Iverson gestured her to the same chair she occupied on her last visit and settled himself behind his desk, but she noticed his rigid posture.
“So what can I do for you?” No drinks were offered with this visit. It was straight to the point, which she appreciated.
“The mill, it was owned by Spiedel Trust,” she stated.
“Yes, we covered that in our last visit,” he replied with a flat tone.
“What I don’t understand is why Spiedel Trust held the mill through a series of holding companies.”
After her visit with Professor Pratt, she reviewed the notes Rich gave her on the mill, and although she thought little of it at the time, she now found the holding companies curious.
“I can’t really say,” was all Iverson said, but she wasn’t perturbed. She was only getting started.
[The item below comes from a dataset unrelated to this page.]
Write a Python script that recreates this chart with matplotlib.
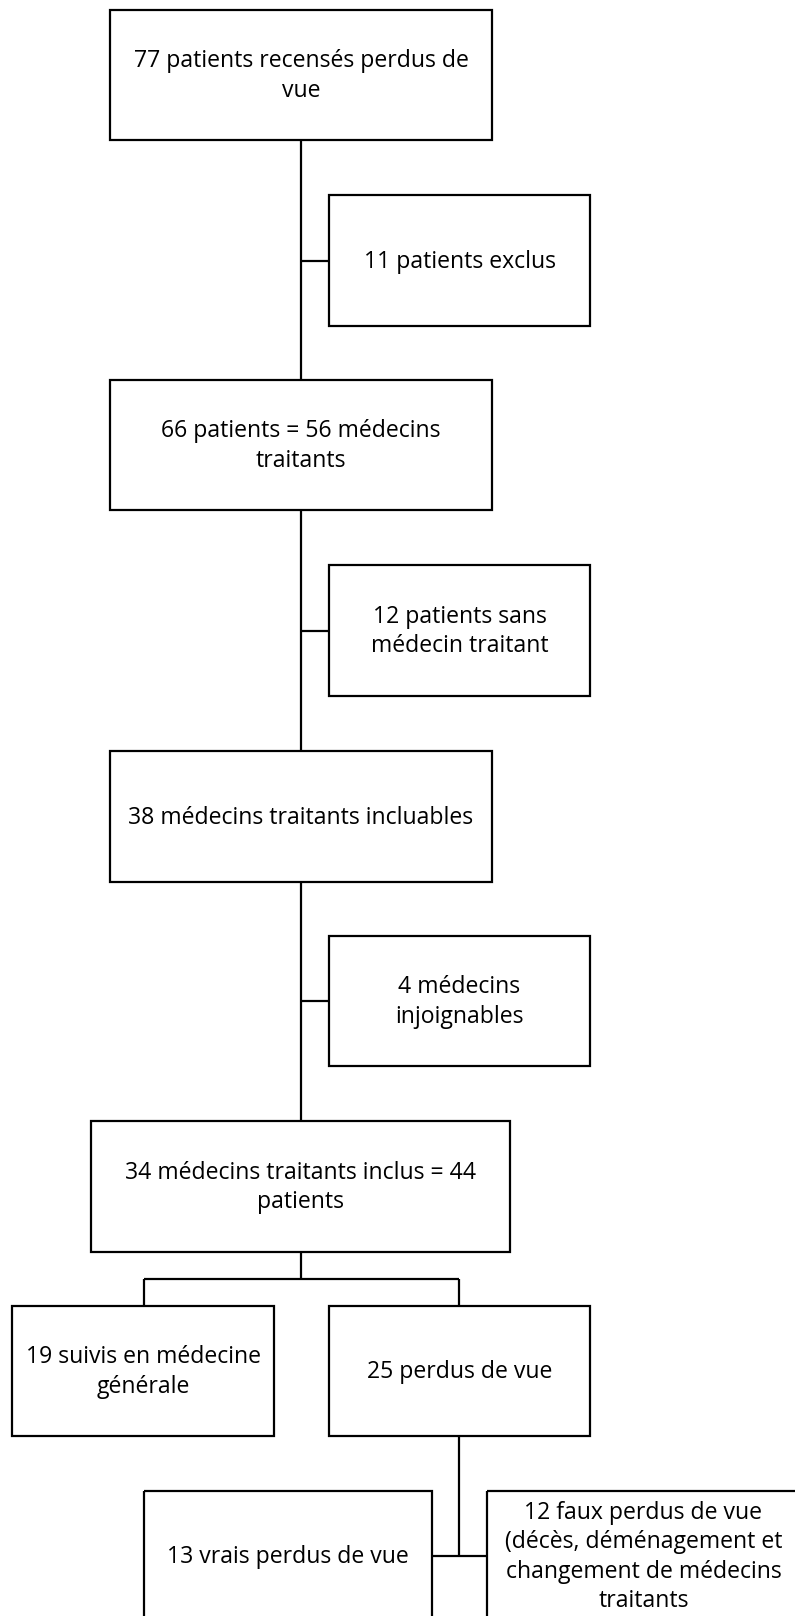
import matplotlib
matplotlib.use("Agg")
import matplotlib.pyplot as plt
from matplotlib.patches import Rectangle

# box texts, top to bottom
main_labels = [
    "77 patients recensés perdus de\nvue",
    "66 patients = 56 médecins\ntraitants",
    "38 médecins traitants incluables",
    "34 médecins traitants inclus = 44\npatients",
]
excluded_labels = [
    "11 patients exclus",
    "12 patients sans\nmédecin traitant",
    "4 médecins\ninjoignables",
]
split_labels = ["19 suivis en médecine\ngénérale", "25 perdus de vue"]
final_labels = [
    "13 vrais perdus de vue",
    "12 faux perdus de vue\n(décès, déménagement et\nchangement de médecins\ntraitants",
]

# layout (pixels, y downwards)
W, H = 795, 1616
main_boxes = [(110, 10, 492, 140), (110, 380, 492, 510), (110, 751, 492, 882), (91, 1121, 510, 1252)]
excl_boxes = [(329, 195, 590, 326), (329, 565, 590, 696), (329, 936, 590, 1066)]
split_boxes = [(12, 1306, 274, 1436), (329, 1306, 590, 1436)]
final_boxes = [(144, 1491, 432, 1621), (487, 1491, 800, 1621)]
spine_x = 301
branch_y = 1279
branch_lx, branch_rx = 144, 459
lw = 1.6

fig = plt.figure(figsize=(W / 100, H / 100), dpi=100)
ax = fig.add_axes([0, 0, 1, 1])
ax.set_xlim(0, W)
ax.set_ylim(H, 0)
ax.axis("off")

font = dict(family="Open Sans", fontsize=16.6, ha="center", va="center", linespacing=1.31)


def box(b, text):
    x0, y0, x1, y1 = b
    ax.add_patch(Rectangle((x0, y0), x1 - x0, y1 - y0, fill=False, ec="black", lw=lw, zorder=2))
    ax.text((x0 + x1) / 2, (y0 + y1) / 2 + 1, text, **font)


def line(xs, ys):
    ax.plot(xs, ys, color="black", lw=lw, solid_capstyle="butt", zorder=1)


for boxes, labels in [(main_boxes, main_labels), (excl_boxes, excluded_labels),
                      (split_boxes, split_labels), (final_boxes, final_labels)]:
    for b, t in zip(boxes, labels):
        box(b, t)

# spine between main boxes, with side branches to excluded boxes
for i in range(3):
    line([spine_x, spine_x], [main_boxes[i][3], main_boxes[i + 1][1]])
    eb = excl_boxes[i]
    cy = (eb[1] + eb[3]) / 2
    line([spine_x, eb[0]], [cy, cy])

# split into two
line([spine_x, spine_x], [main_boxes[3][3], branch_y])
line([branch_lx, branch_rx], [branch_y, branch_y])
line([branch_lx, branch_lx], [branch_y, split_boxes[0][1]])
line([branch_rx, branch_rx], [branch_y, split_boxes[1][1]])

# final split
cy = (final_boxes[0][1] + final_boxes[0][3]) / 2
line([branch_rx, branch_rx], [split_boxes[1][3], cy])
line([final_boxes[0][2], final_boxes[1][0]], [cy, cy])

fig.savefig("out.png", dpi=100, facecolor="white")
“Correct me if I’m wrong, but holding companies, especially a series of them, are useful in keeping the ownership of a company, shall we say, less than public.”
Iverson offered no response. “So, I got to thinking, why? Why would Spiedel Trust go through such effort to bury its ownership interest in the mill?” She paused for a moment, more for dramatic effect than to wait for an answer, and no answer came, as she expected.
“I think that Pieter Spiedel knew exactly who Henry Gesler was and what he would do in that mill. As you said, your uncle was a desperate man searching for a cure. But he was also a smart businessman, so he buried his involvement in Gesler’s work through holding companies.”
“Ms. Campbell, I can’t comment on what my uncle did or didn’t know. This was a long time ago; it’s history. I suggest you move on.”